Workers have resorted to walking large distances over days to try and find their way home. Images and photos of the exodus are circulating on social media, with citizens demanding that governments - state and central - provide assistance to stranded workers.

Given the social media response to the situation, some governments were forced to respond - announcing bus services to bring workers home. Citizens have also come together, to collect funds and put together packages containing basic essentials, to distribute to stranded workers. MHA directed state governments to set up relief camps for migrant workers.

A statement appealing for “immediate assistance to migrant workers” was signed by over 200 academics, economists, social activists, lawyers, policy analysts, retired bureaucrats and concerned citizens. Signatories include Jean Dreze, Aruna Roy, Sanjaya Baru, Harsh Mander, Medha Patkar and others. The statement reads:

“This is an urgent appeal for assistance to migrant workers who are unable to reach their homes due to the current lockdown – free food, medical care and sanitation at the very least.

The sudden imposition of a 21-day all-India lockdown on 24 March 2020, at just 4 hours’ notice, has led to horrific consequences for many. This decision, taken without proper planning, completely overlooked the disastrous impact it would have on 90 percent of our labour force. Extremely disturbing reports of the plight of lakhs of migrant labourers in different parts of the country keep pouring in. Many of them are stranded and starving in the industrial belts where they work. In the absence of any transport, many are walking hundreds of kilometres to their villages on a hungry stomach. Others, in desperation, are packing themselves in lorries, at the risk of contracting or spreading the virus.

We make this urgent plea to the Central Government to pay heed to the situation immediately. The government must use the network of anganwadis, panchayat bhavans, government schools, government colleges, railway stations, bus stations, community halls, block offices, district headquarters etc to set up feeding centres to arrange free cooked food, medical care and sanitation. Foodgrains to the tune of 585 lakh metric tonnes are available in godowns of the Food Corporation of India (FCI) and Central Warehousing Corporation (even before the wheat harvest). Some of it can be used to prepare cooked meals and/or take-home rations in these centres. This assistance should be available to all unconditionally, without any paperwork. This will still leave more than enough food in the godowns to fulfil the Finance Minister’s announcements and maintain adequate buffer stocks.
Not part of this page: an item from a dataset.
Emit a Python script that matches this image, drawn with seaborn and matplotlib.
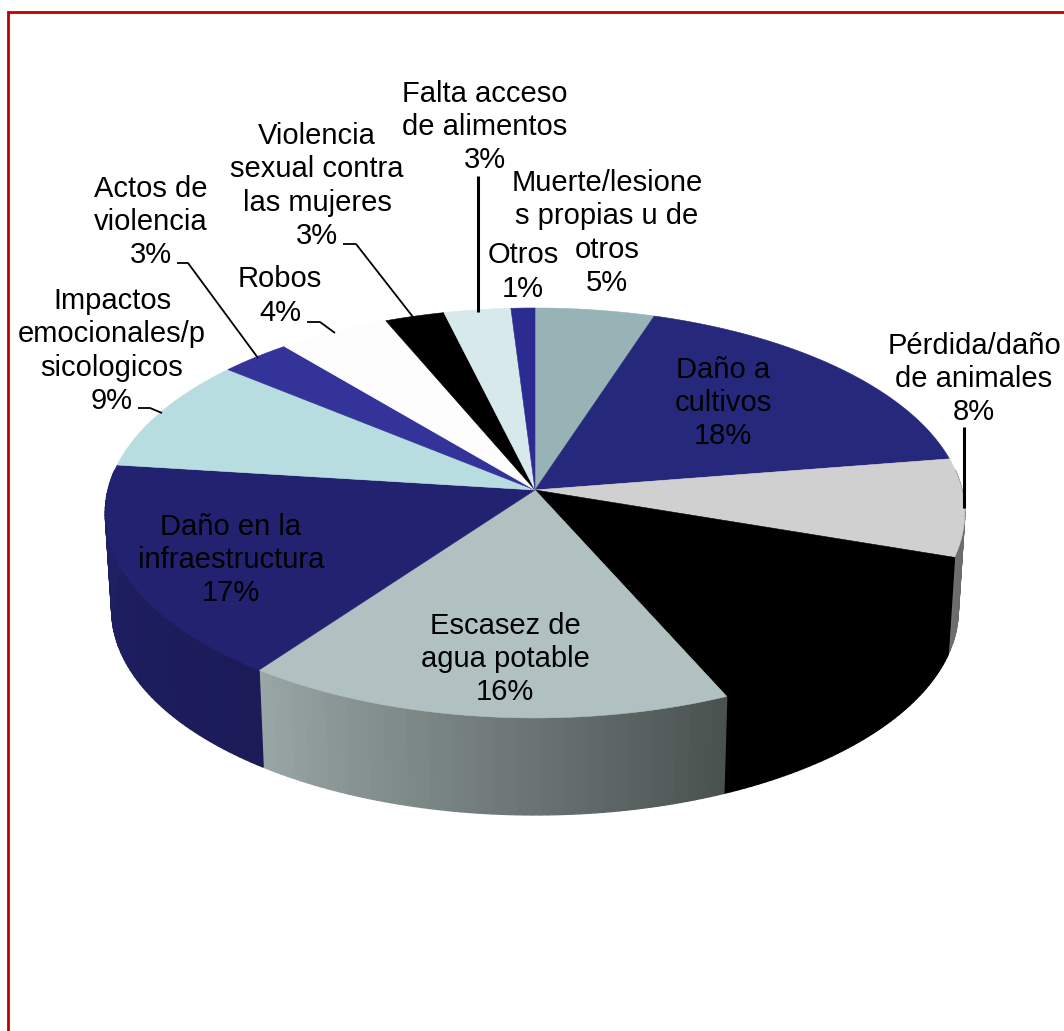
import numpy as np
import matplotlib
matplotlib.use('Agg')
import matplotlib.pyplot as plt
from matplotlib.patches import Polygon
import seaborn as sns

# porciones, en sentido horario desde arriba
nombres = ['Muerte/lesione\ns propias u de\notros', 'Daño a\ncultivos', 'Pérdida/daño\nde animales', '',
           'Escasez de\nagua potable', 'Daño en la\ninfraestructura', 'Impactos\nemocionales/p\nsicologicos',
           'Actos de\nviolencia', 'Robos', 'Violencia\nsexual contra\nlas mujeres',
           'Falta acceso\nde alimentos', 'Otros']
porcentajes = ['5%', '18%', '8%', '', '16%', '17%', '9%', '3%', '4%', '3%', '3%', '1%']
valores = [5.0, 17.5, 7.7, 13.2, 16.6, 17.0, 9.0, 3.0, 4.7, 2.5, 2.8, 1.0]

colores = ['#97b3b5', '#25287b', '#d0d0d0', '#000000', '#b1c1c1', '#222270',
           '#b8dde1', '#333399', '#fdfdfd', '#000000', '#d8e9ec', '#2c2c90']
lados_ini = ['#97b3b5', '#25287b', '#6e6e6e', '#000000', '#98a6a5', '#1f2066',
             '#b8dde1', '#333399', '#fdfdfd', '#000000', '#d8e9ec', '#2c2c90']
lados_fin = ['#97b3b5', '#25287b', '#666666', '#000000', '#4a5250', '#1b1b58',
             '#b8dde1', '#333399', '#fdfdfd', '#000000', '#d8e9ec', '#2c2c90']

# centro de cada etiqueta (x, y) en pixeles
pos_texto = [(607, 233), (723, 403), (974, 379), None, (505, 659), (231, 560),
             (112, 351), (151, 222), (280, 296), (317, 186), (485, 127), (523, 272)]

# lineas guia
guias_finas = [[(177, 263), (188, 263), (258, 358)],
               [(343, 244), (356, 244), (413, 317)],
               [(307, 322), (320, 322), (335, 333)],
               [(138, 408), (150, 408), (162, 413)]]
guias_gruesas = [[(478, 176), (478, 312)],
                 [(964, 427), (964, 508)]]

CX, CY = 535, 490
RX, RY = 427, 202.4
PERSP = 0.112
ALTO = 97
ENCOGE = 0.985


def proyecta(theta, escala=1.0, dy=0):
    x = np.sin(theta)
    y = np.cos(theta)
    d = 1 + PERSP * y
    return CX + escala * RX * x / d, CY - RY * y / d + dy


sns.set_theme(style='white')
plt.rcParams['font.family'] = ['Liberation Sans', 'DejaVu Sans']

fig = plt.figure(figsize=(10.64, 10.31), dpi=100)
ax = fig.add_axes([0, 0, 1, 1])
ax.set_xlim(0, 1064)
ax.set_ylim(1031, 0)
ax.axis('off')

# marco rojo, se corta por la derecha y por abajo
ax.plot([7.5, 7.5, 1070], [1040, 11.5, 11.5], color='#c00000', lw=2.0, solid_joinstyle='miter')

acum = np.concatenate([[0], np.cumsum(valores)]) / np.sum(valores) * 2 * np.pi

# paredes del cilindro
for i in range(len(valores)):
    t0, t1 = acum[i], acum[i + 1]
    if t1 < np.pi / 2 - 0.1 or t0 > 3 * np.pi / 2 + 0.1:
        continue
    t0 = max(t0, np.pi / 2 - 0.1)
    t1 = min(t1, 3 * np.pi / 2 + 0.1)
    n = max(int((t1 - t0) * 60), 2)
    # el gradiente va de izquierda a derecha, theta crece hacia la izquierda
    pal = sns.blend_palette([lados_fin[i], lados_ini[i]], n)
    ts = np.linspace(t0, t1, n + 1)
    for k in range(n):
        xa, ya = proyecta(ts[k])
        xb, yb = proyecta(ts[k + 1])
        xc, yc = proyecta(ts[k + 1], ENCOGE, ALTO)
        xd, yd = proyecta(ts[k], ENCOGE, ALTO)
        ax.add_patch(Polygon([(xa, ya), (xb, yb), (xc, yc), (xd, yd)], closed=True,
                             fc=pal[k], ec=pal[k], lw=1.0))

# tapa superior
for i in range(len(valores)):
    ts = np.linspace(acum[i], acum[i + 1], 80)
    xs, ys = proyecta(ts)
    pts = [(CX, CY)] + list(zip(xs, ys))
    ax.add_patch(Polygon(pts, closed=True, fc=colores[i], ec=colores[i], lw=0.4))

for g in guias_finas:
    ax.plot(*zip(*g), color='black', lw=1.3, solid_capstyle='butt')
for g in guias_gruesas:
    ax.plot(*zip(*g), color='black', lw=2.2, solid_capstyle='butt')

for nom, pct, pos in zip(nombres, porcentajes, pos_texto):
    if pos is None:
        continue
    ax.text(pos[0], pos[1], nom + '\n' + pct, ha='center', va='center', fontsize=21,
            color='black', linespacing=1.23)

fig.savefig('out.png', dpi=100, facecolor='white')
We also urge the government to immediately arrange for sanitised bus and train services to enable stranded workers to reach home safely. Others trapped at their distant workplaces must be assured of a secure living space with enough food, soap, sanitary pads and medical care. This is a national emergency and lakhs of people are in danger of perishing in hunger and trauma. We therefore make this urgent appeal for an immediate response to the humanitarian crisis, to prevent it from snowballing further.”